がんが一番外側の漿膜を越えると、肝臓や膵臓、大腸といった近くの臓器に直接転移したり、リンパ液や血液の流れに乗って、胃から離れた臓器へ転移したりしたりすることがあります。また、がん細胞がおなかの中に散らばる腹膜播種(ふくまくはしゅ)が起こることもあります。
胃がんはがん細胞がどの層まで到達しているかによって「早期がん」と「進行がん」に分けられます。粘膜下層より内側にとどまっているものを「早期胃がん」、固有筋層より深くに到達しているものは「進行胃がん」に分類されます。

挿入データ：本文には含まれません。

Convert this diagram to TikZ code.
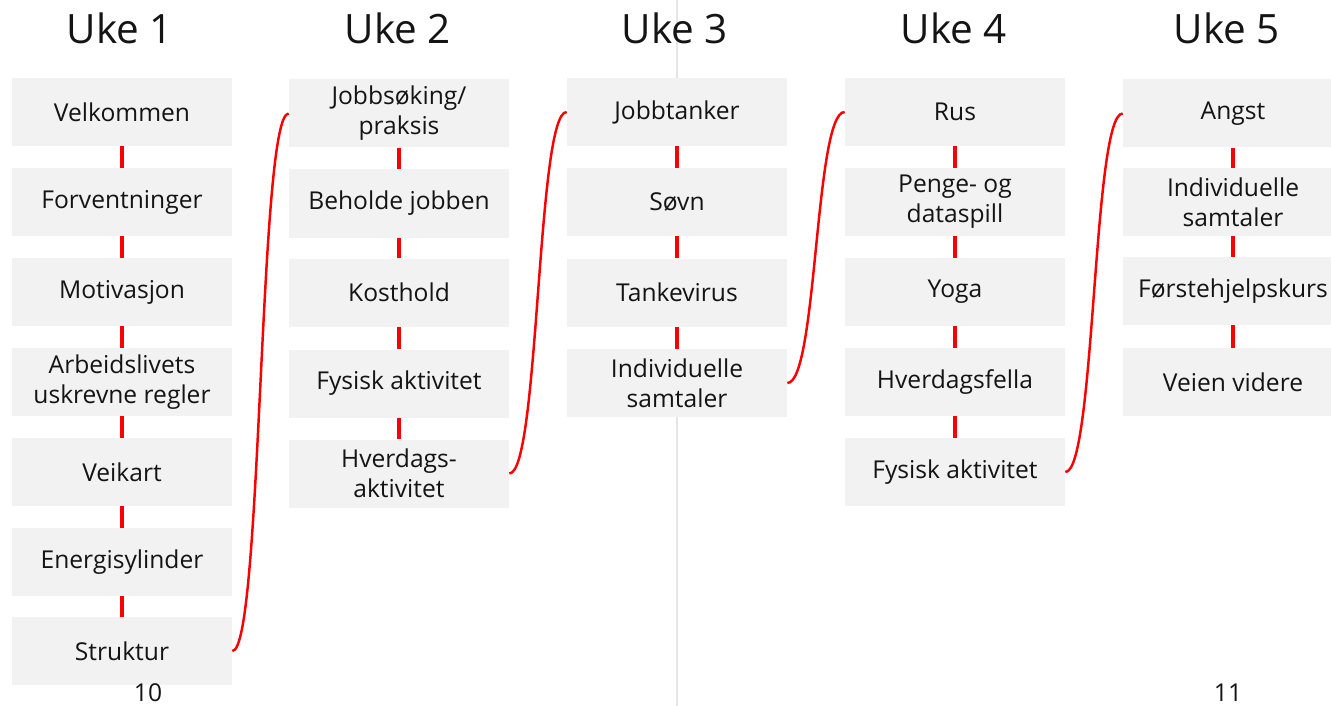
\documentclass[tikz,border=0pt]{standalone}
\usepackage{fontspec}
\setmainfont{Open Sans}
\usepackage{tikz}
\usetikzlibrary{calc,positioning}

\definecolor{boxgray}{RGB}{242,242,242}
\definecolor{pagegray}{RGB}{230,230,230}
\definecolor{linkred}{RGB}{250,0,0}
\definecolor{txt}{RGB}{20,20,20}

\begin{document}
\begin{tikzpicture}[box/.style={fill=boxgray,minimum width=4.4cm,minimum height=1.36cm,inner sep=0pt,align=center,text=txt,font=\fontsize{14}{17}\selectfont},
  title/.style={text=txt,font=\fontsize{23}{28}\selectfont},
  pnum/.style={text=txt,inner sep=1pt,font=\fontsize{14}{17}\selectfont},
  link/.style={linkred,line width=1.8pt},
  jump/.style={linkred,line width=1.4pt}]
  \useasboundingbox (0,0) rectangle (26.62,-14.12);
  \draw[pagegray,line width=1.5pt] (13.54,0) -- (13.54,-14.12);

  \node[title] (t1) at (2.40,-0.56) {Uke 1};
  \node[title] (t2) at (7.96,-0.56) {Uke 2};
  \node[title] (t3) at (13.50,-0.56) {Uke 3};
  \node[title] (t4) at (19.08,-0.56) {Uke 4};
  \node[title] (t5) at (24.54,-0.56) {Uke 5};

  \node[box] (a1) at (2.44,-2.24) {Velkommen};
  \node[box] (a2) at (2.44,-4.04) {Forventninger};
  \node[box] (a3) at (2.44,-5.84) {Motivasjon};
  \node[box] (a4) at (2.44,-7.64) {Arbeidslivets\\uskrevne regler};
  \node[box] (a5) at (2.44,-9.44) {Veikart};
  \node[box] (a6) at (2.44,-11.24) {Energisylinder};
  \node[box] (a7) at (2.44,-13.02) {Struktur};

  \node[box] (b1) at (7.98,-2.27) {Jobbsøking/\\praksis};
  \node[box] (b2) at (7.98,-4.07) {Beholde jobben};
  \node[box] (b3) at (7.98,-5.85) {Kosthold};
  \node[box] (b4) at (7.98,-7.67) {Fysisk aktivitet};
  \node[box] (b5) at (7.98,-9.47) {Hverdags-\\aktivitet};

  \node[box] (c1) at (13.54,-2.24) {Jobbtanker};
  \node[box] (c2) at (13.54,-4.04) {Søvn};
  \node[box] (c3) at (13.54,-5.85) {Tankevirus};
  \node[box] (c4) at (13.54,-7.66) {Individuelle\\samtaler};

  \node[box] (d1) at (19.10,-2.24) {Rus};
  \node[box] (d2) at (19.10,-4.04) {Penge- og\\dataspill};
  \node[box] (d3) at (19.10,-5.84) {Yoga};
  \node[box] (d4) at (19.10,-7.64) {Hverdagsfella};
  \node[box] (d5) at (19.10,-9.44) {Fysisk aktivitet};

  \node[box] (e1) at (24.66,-2.27) {Angst};
  \node[box] (e2) at (24.66,-4.04) {Individuelle\\samtaler};
  \node[box] (e3) at (24.66,-5.82) {Førstehjelpskurs};
  \node[box] (e4) at (24.66,-7.64) {Veien videre};

  \node[pnum] (p10) at (2.96,-13.86) {10};
  \node[pnum] (p11) at (24.56,-13.86) {11};

  % within each week
  \foreach \i/\j in {1/2,2/3,3/4,4/5,5/6,6/7} \draw[link] (a\i) -- (a\j);
  \foreach \i/\j in {1/2,2/3,3/4,4/5} \draw[link] (b\i) -- (b\j);
  \foreach \i/\j in {1/2,2/3,3/4} \draw[link] (c\i) -- (c\j);
  \foreach \i/\j in {1/2,2/3,3/4,4/5} \draw[link] (d\i) -- (d\j);
  \foreach \i/\j in {1/2,2/3,3/4} \draw[link] (e\i) -- (e\j);

  % on to next week
  \draw[jump] (a7.east) .. controls +(0.6,0) and +(-0.6,0) .. (b1.west);
  \draw[jump] (b5.east) .. controls +(0.6,0) and +(-0.6,0) .. (c1.west);
  \draw[jump] (c4.east) .. controls +(0.6,0) and +(-0.6,0) .. (d1.west);
  \draw[jump] (d5.east) .. controls +(0.6,0) and +(-0.6,0) .. (e1.west);
\end{tikzpicture}
\end{document}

*1 遺伝子変異によって生まれた「異常な細胞」が無秩序に増殖し、別の臓器に移るなどして、生命に重大な影響を与えるもの。悪性腫瘍(しゅよう)。
胃がんのタイプ
胃がんの90%以上を占めるのが、粘膜上皮細胞から発生する「腺(せん)がん」です。腺がんは、その広がり方の違いから「分化型」と「未分化型」に分けられます。
「分化型」はまとまって大きくなる一方で「未分化型」はパラパラと広がるように増殖します。一般的に「未分化型」は「分化型」よりも早く進行する傾向があるため、悪性度が高いとされています。
また、「未分化型」の中には、増殖スピードがとりわけ早い「スキルス胃がん」があります。スキルス胃がんは、胃壁を硬く厚くさせながら増殖する特異な性質を持ち、腹膜播種が起こりやすいことで知られています。
胃がんの症状
胃がんは早期の段階では自覚症状がほとんどありません。進行がんでも自覚できる症状がない場合があるほどです。
代表的な症状は、胃の痛み、腹痛、腹部の不快感、胸やけ、吐き気、げっぷ、食欲低下などです。しかし、これらの症状は胃炎や胃潰瘍、食べ過ぎ・飲み過ぎなどによっても起こるため、本人も病気に気づかず、定期検診(内視鏡検査・X線検査)で偶然がんが見つかるケースも少なくありません。
がんが進行すると、吐血や黒色便などの出血症状に加え、食べ物のつかえ、全身の倦怠感、体重減少などが表れることがあります。このような症状が続く場合は検診を待たずに、身近な医療機関に相談することをおすすめします。